- Cerro El Toro Location within Chile

Highest point
- Elevation: 6,168 m (20,236 ft)
- Prominence: 1,842 m (6,043 ft)
- Parent peak: Majadita
- Listing: Ultra
- Coordinates: 29°07′48″S 69°47′12″W﻿ / ﻿29.13000°S 69.78667°W

Geography
- Location: Argentina – Chile
- Parent range: Andes

Climbing
- First ascent: Incan ascent and first modern ascent 26 February 1964 — Antonio Beorchia Nigris (Italy), Jorge Enrique Varas and Sergio Fernandez (Argentina)

= Cerro El Toro =

Mountain in Argentina

Cerro El Toro is a mountain in the Andes located on the border between Argentina and Chile. It has an elevation of 6,168 m above sea level. Its territory is within the Argentinean protection areas of Provincial Reserve San Guillermo. The Argentinean side is at San Juan province, commune of Iglesia. Chilean side is at the Huasco province, and commune of Alto del Carmen.

== First ascents ==
Toro was first climbed by Incas in unknown dates.
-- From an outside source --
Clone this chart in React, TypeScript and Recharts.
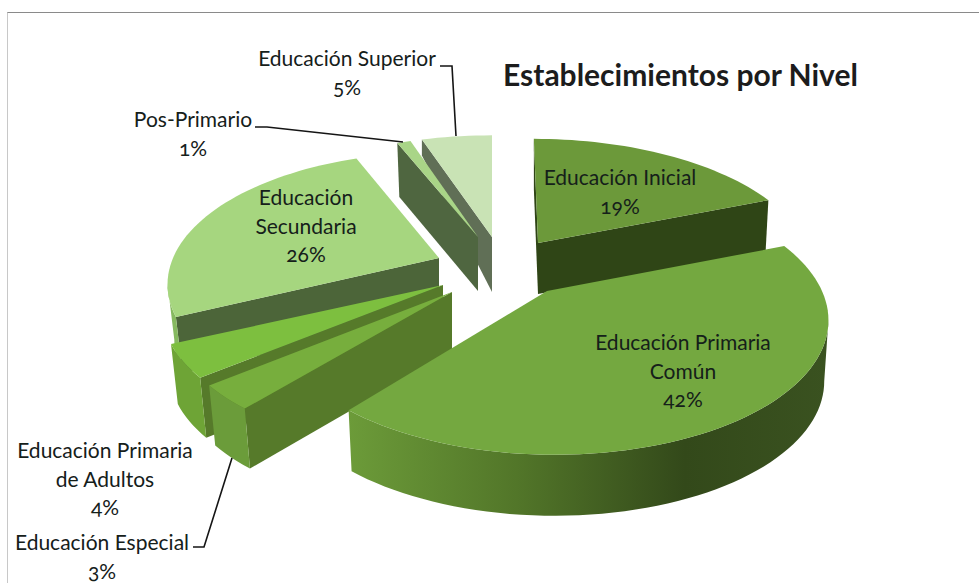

A mummy was found on the Argentine slopes in 1964. The first recorded post-colonization ascent was by Antonio Beorchia Nigris (Italy), Jorge Enrique Varas and Sergio Fernandez (Argentina) in 02/26/1964.

== Elevation ==
Its official height is 6,160 m. Other data from available digital elevation models: SRTM yields 6,148 m, ASTER 6,122 m and TanDEM-X 6,184 m. The height of the nearest key col is 4326 m, leading to a topographic prominence of 1842 m. Toro is considered a Mountain Range according to the Dominance System, with a dominance of 29.86%. Its parent peak is Majadita and the Topographic isolation is 143.4 km.